Frequently Asked Questions

Why do dealers use money factor instead of just quoting an interest rate?

The short answer: opacity. A money factor of 0.00285 looks like nothing to an untrained eye. The equivalent 6.84% APR would immediately raise eyebrows. The industry adopted the money factor format historically for internal calculation purposes, and it stuck — in part because it was harder for consumers to evaluate quickly. Knowing how to convert it levels the playing field.

Does my credit score affect the money factor?

Yes, significantly. Manufacturers typically have multiple credit tiers. Tier 1 (excellent credit, 720+) gets the published buy rate. Tier 2 and below see higher money factors — sometimes 0.00100–0.00200 above the base rate. Before entering negotiations, know your credit tier for that lender. Some manufacturers publish tiered rates; others don't. If you're not in the top tier, closing the gap through credit improvement before a big lease could save real money.

Can I negotiate the money factor?

The manufacturer's base rate is fixed for the month — you can't negotiate it below the buy rate. But if the dealer has marked it up, you absolutely can negotiate back down to the buy rate. Ask the dealer to confirm the "base money factor" or "buy rate" for the current lease program. If they claim the money factor isn't negotiable (implying it's already at the buy rate), verify it independently before accepting.

What is a cap cost reduction and does it lower my money factor?
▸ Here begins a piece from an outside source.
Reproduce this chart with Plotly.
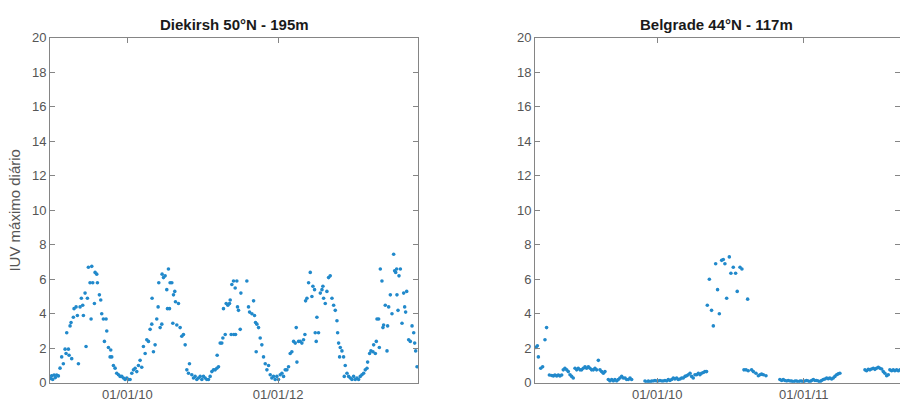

A cap cost reduction (down payment, trade-in, or rebate applied upfront) reduces your net capitalized cost — the amount being depreciated and financed. It lowers your monthly payment by reducing the depreciation component, but it does not change the money factor itself. Putting money down on a lease is generally not recommended by financial advisors because if the car is totaled in month 2, you lose that down payment and still owe the remaining lease payments.

Is the money factor the same for all lease terms (24, 36, 48 months)?

No. Manufacturers set different money factors for different lease terms, and sometimes for different mileage allowances too. A 24-month lease often has a different (sometimes higher) money factor than a 36-month deal because shorter terms carry more residual risk for the lessor. Always ask for the specific money factor for the exact term and mileage package you're considering.

How does the acquisition fee affect the monthly payment?

The acquisition fee (typically $595–$995) is charged by the manufacturer's finance arm and is usually added to the capitalized cost, meaning you finance it over the lease term. Rolling it into the cap cost slightly increases both your depreciation fee and finance charge each month. Some dealers allow you to pay it upfront, which saves a small amount in finance charges over the lease term.

What happens at the end of a lease if the car is worth more than the residual?

You have options. You can buy the vehicle at the contract residual price (a good deal if the car is worth more). You can sell or trade it at market value and pocket the equity — though this process varies by lessor. Or you can simply return it and walk away. This equity scenario is one reason why leasing a vehicle with a conservative (low) residual set by the manufacturer can sometimes work in your favor.

Does the money factor change mid-lease?

No. Once you sign the lease agreement, the money factor is locked for the entire lease term. It's set at signing and doesn't fluctuate with market interest rates, unlike a variable-rate loan. This can be an advantage when rates rise after you sign, and a disadvantage if rates fall significantly (you can't easily refinance a lease the way you can refinance a mortgage).

⚠️ Disclaimer: This calculator is for educational and planning purposes only. Actual lease payments may vary based on dealer fees, local taxes, credit tier, manufacturer incentives, and specific lease contract terms. Always review the full lease agreement carefully before signing. CalcMora is not a financial advisor. Consult a qualified financial professional for personalized leasing advice.